Noisy Outlaws, Unfriendly Blobs, and some other things... - Follow the link for the full title. This is a collection of short stories for young adults by some of my favorite authors, including Neil Gaiman, Jon Scieszka, and Nick Hornby. My favorite was "Grimble" by Clement Freud.
Fool Moon - Book 2 of the Dresden Files, a werewolf story (at least, mostly)
YOU on a diet - The book that started me writing those silly little posts about walking every day. You're welcome. :-) Seriously, this book has made a big difference in my life. It explains in clear and simple language how the body functions when it comes to food. I could do without the constant stream of lame similes, but the science is sound, and it's really helped me. This is the first book I've gone out and bought, brand new, for a very long time. Highly recommended.
Running with the Demon - This modern fantasy novel is a departure from Terry Brooks' usual sword-and-sorcery fare. It's a much darker tale about good versus evil. I chose it as my first read for the Fantasy Genre Discussion Group at work.

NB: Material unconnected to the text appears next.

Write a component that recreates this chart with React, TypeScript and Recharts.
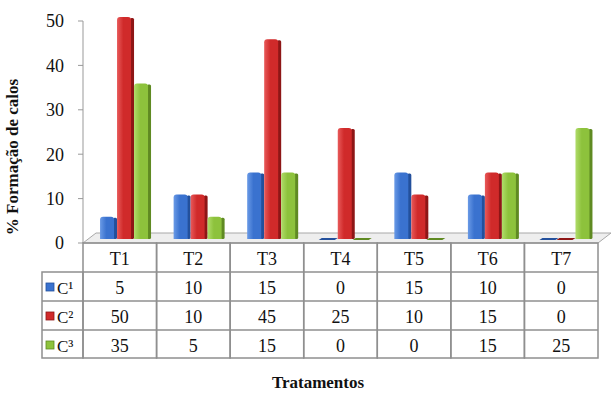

Complete Maus, The - A re-read. Maus has almost become a cliché. It's the book that everyone points to as evidence that graphic novels should be taken seriously as a genre, but it really does deserve all the praise it receives. It's a view of the holocaust with cats representing the Nazis, and mice as the Jews. The tale is told by the author's father, and the present-day scenes with the two of them struggling to get along demonstrate the continuing legacy of the damage he received.
Grave Peril - Book 3 of the Dresden Files, in which the problem is ghosts.
Wintersmith - Latest of Terry Pratchett's Discworld subseries featuring young witch Tiffany Aching. Satisfactory.
In a Sunburned Country - I'd had several recommendations of this travel book, and I thorougly enjoyed it. Bill Bryson does a great job of capturing Australia (well, as far as I know). I thought I'd not read any of his work, but he wrote Mother Tongue, one of the most enjoyable books on language I've ever read.
Superman: Emperor Joker - What if the Joker somehow gained Mr. Mxyzptlk's power to change reality, but without any of his restraint? A dark story with a lot of senseless violence, but in a good way.